Based on these events, there is no reason that the “Incident” should have escalated. Shots had been fired, but no harm had been done; the missing soldier had been returned. Subsequent Japanese actions can only prove that they were determined to start a war.


In the predawn hours of July 8, the Chinese attempted again to negotiate, but the Japanese refused even as reinforcements for both sides began to arrive. With the Japanese clearly crossing into Chinese territory, the Chinese Army opened fire on the Japanese at a modern railway bridge known to Westerners as the “Marco Polo Bridge.” By 04:50 on July 8, the Second Sino-Japanese War was in full swing.
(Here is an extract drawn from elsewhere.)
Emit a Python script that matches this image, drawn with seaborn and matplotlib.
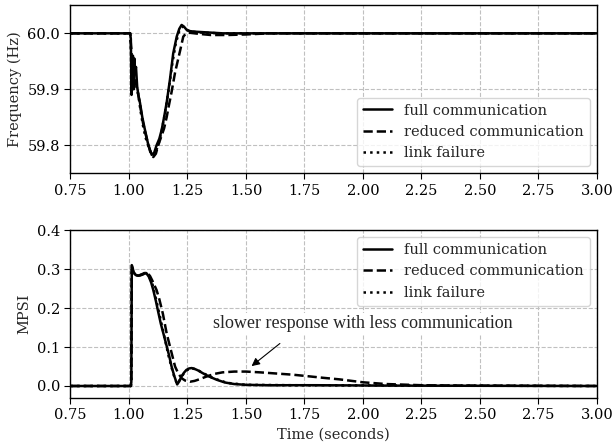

Even though a truce was declared only a few hours later, this began breaking down almost immediately. The Chinese Communists within Beijing continued to ambush Japanese patrols, and the Japanese Army continued to violate the truce and shelled Wanping with artillery. Soon tanks and large infantry units were clashing throughout Beijing.


The Marco Polo Bridge incident, very obviously a minor scuffle purposely fanned into a battle by the Japanese, led directly to full-scale war. The Sino-Japanese War would prove a bitter pill for Japan; they would seize almost all the coastal regions of China, win enormous military victories, and draw on numerous resources. This came at a price. The Japanese invasion of China permanently crippled American-Japanese relations, and would lead directly to Pearl Harbor and Hiroshima. The commitment of the vast majority of Japan’s Army to China would leave them drastically shorthanded when that war finally did come, and entire armies that could have resisted the United States on Guadalcanal or in the Philippines were stuck in the vast Chinese landmass.
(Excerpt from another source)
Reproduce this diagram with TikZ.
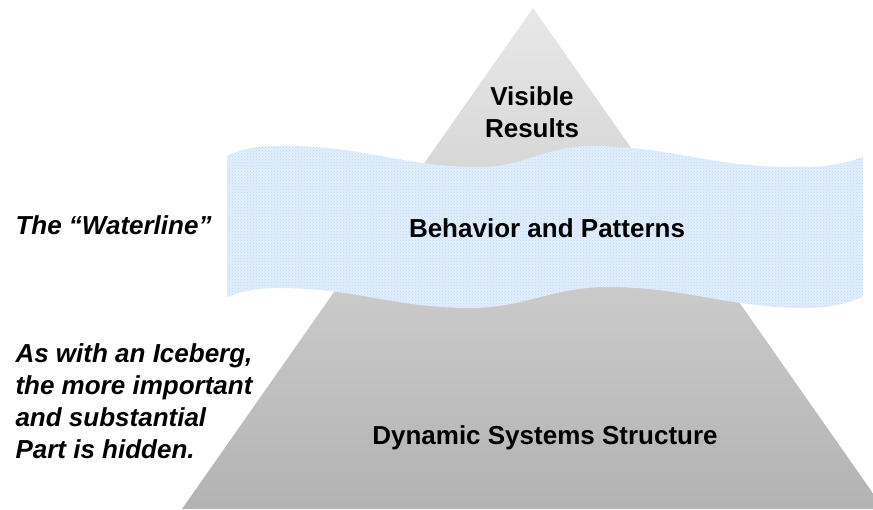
\documentclass[tikz,border=0pt]{standalone}
\usepackage{fontspec}
\setmainfont{Liberation Sans}
\usetikzlibrary{patterns}
\begin{document}
\begin{tikzpicture}[x=1pt,y=1pt]
            \tikzstyle{gros}=[font=\bfseries\fontsize{26}{32}\selectfont,align=center]
            \tikzset{remarque/.style = {font=\bfseries\itshape\fontsize{26}{32}\selectfont,align=left,anchor=west}}
            \tikzset{eau/.style = {fill={rgb,255:red,226;green,238;blue,252},pattern color={rgb,255:red,188;green,216;blue,250}}}
            \useasboundingbox (0,0) rectangle (873,509);
            \clip (0,0) rectangle (873,509);
            % iceberg
            \shade[top color=gray!18,bottom color=gray!60] (533,501) -- (182,0) -- (884,0) -- cycle;
            % waterline
            \fill[eau] (227,353) to[out=25,in=180] (287,363) to[out=0,in=180] (480,342)
                to[out=0,in=180] (590,363) to[out=0,in=180] (790,342) to[out=0,in=200] (863,352)
                -- (863,212) to[out=200,in=0] (807,201) to[out=180,in=0] (607,222)
                to[out=180,in=0] (470,201) to[out=180,in=0] (280,221) to[out=180,in=20] (227,212) -- cycle;
            \path[eau,pattern=crosshatch dots] (227,353) to[out=25,in=180] (287,363) to[out=0,in=180] (480,342)
                to[out=0,in=180] (590,363) to[out=0,in=180] (790,342) to[out=0,in=200] (863,352)
                -- (863,212) to[out=200,in=0] (807,201) to[out=180,in=0] (607,222)
                to[out=180,in=0] (470,201) to[out=180,in=0] (280,221) to[out=180,in=20] (227,212) -- cycle;
            \node[gros] (visible) at (532,397) {Visible\\Results};
            \node[gros] (comportement) at (547,281) {Behavior and Patterns};
            \node[gros] (structure) at (545,71) {Dynamic Systems Structure};
            \node[remarque] (ligne) at (12,284) {The “Waterline”};
            \node[remarque] (iceberg) at (12,108) {As with an Iceberg,\\the more important\\and substantial\\Part is hidden.};
\end{tikzpicture}
\end{document}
The bigger consequences were for China. Chiang Kai-shek was well on his way to defeating the Communists for good when the Japanese attacked China in 1937. Chiang and Mao joined in an alliance of convenience – the “United Front” – to resist Japanese invasion.

It was understood that the Civil War would resume when the Japanese were gone. The consequences for Chiang and the KMT, though, were devastating. The brunt of Japan’s attack was aimed at the KMT, severely damaging its military and weakening its position in China. The Communists, both careful and calculating, skillfully avoided engaging the Japanese in order to build up their strength against the KMT once the Japanese inevitably left. The Japanese did not kill China – but they dealt the mortal blow to Chiang’s Nationalists.


As Chiang’s prestige and small support in China dwindled, Mao’s Communists waited. Someday the Japanese would leave. Someday the Soviets, or the British, or the Americans would defeat the invaders and force them to leave China. When that day came, Mao knew, China would be his.